An inspection of the complex took place in 2006, after the developer Thomas McFeely applied for a Floor Area Compliance Certificate (FACC), according to Deputy Phil Hogan.
Although the focus of the FACC process was to determine whether the complex could be exempt from stamp duty, following the examination an inspector for the Department raised a number of fire safety concerns – in relation to the absence of fire collars on pipes and adequacy of roof and wall insulation – with Priory Hall’s site engineer.
McFeely was notified of those concerns in writing, and the Department’s inspector began liaising with the site engineer to resolve the issues raised, Hogan said. Spot checks were subsequently undertaken by the inspector.
Hogan added that Dublin City Council were not informed about the issues raised at the time.
Safety given the green light
On 21 November of that year, a certificate from CLM Fire Protection Limited confirming that fire collars had been installed in compliance with the Building Regulations was provided by the developer, Hogan said.

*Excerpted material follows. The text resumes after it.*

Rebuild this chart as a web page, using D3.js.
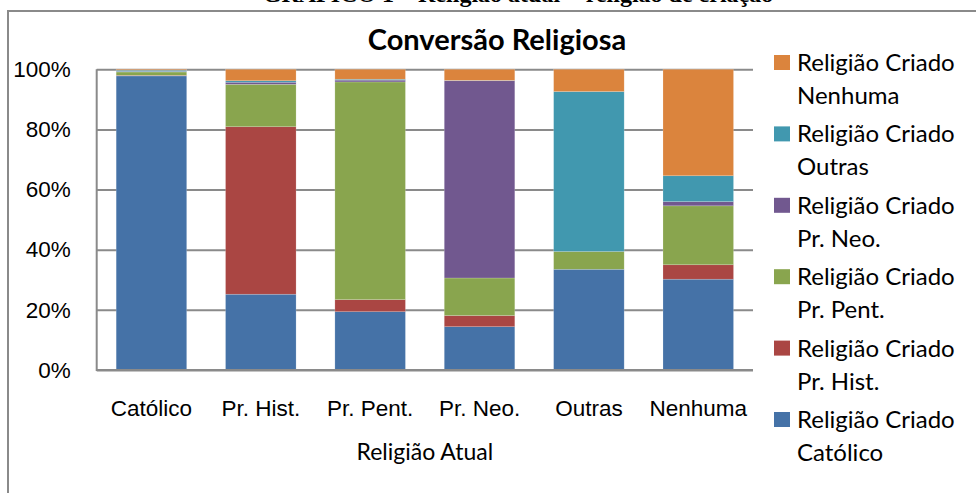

Furthermore, signed copies of RIAI Form 1 – The Architect’s Opinion on Compliance with Building Regulations - a form used where professional architectural service has been provided at the design and construction stage of the relevant building or works – were also provided by the developer to the Department’s inspector in support of the FACC application.
Hogan said the forms for Priory Hall were signed by a registered member of the RIAI and accompanied by the RIAI Membership Stamp, confirming that:
- Architectural services were provided at design and construction stages
- Designs (based on drawings submitted by the signatory) were in “substantial compliance” with the Building Regulations
- The fire safety certificates were properly obtained
Hogan added that the form included the statement that “in the opinion of the architect concerned, the construction of the relevant Building or Works is in substantial compliance with the Building Regulations.” However, he noted that the onus is on the developer and to ensure compliance with the building regulations, including fire safety requirements.
Concerns at Dublin City Council
In late 2008, Dublin City Council became concerned about fire safety issues at Priory Hall following a complaint to Dublin Fire Brigade.
A full investigative survey of the development then took place – uncovering further and more serious concerns than had been discovered by any previous inspection.
Hogan said that, since that point, the Council had used the statutory powers available to it “to pursue compliance with planning permission conditions and with fire safety and building standards requirements” and that the subsequent “failure by the developer to honour court undertakings to remedy fire safety defects led to the latest High Court proceedings”.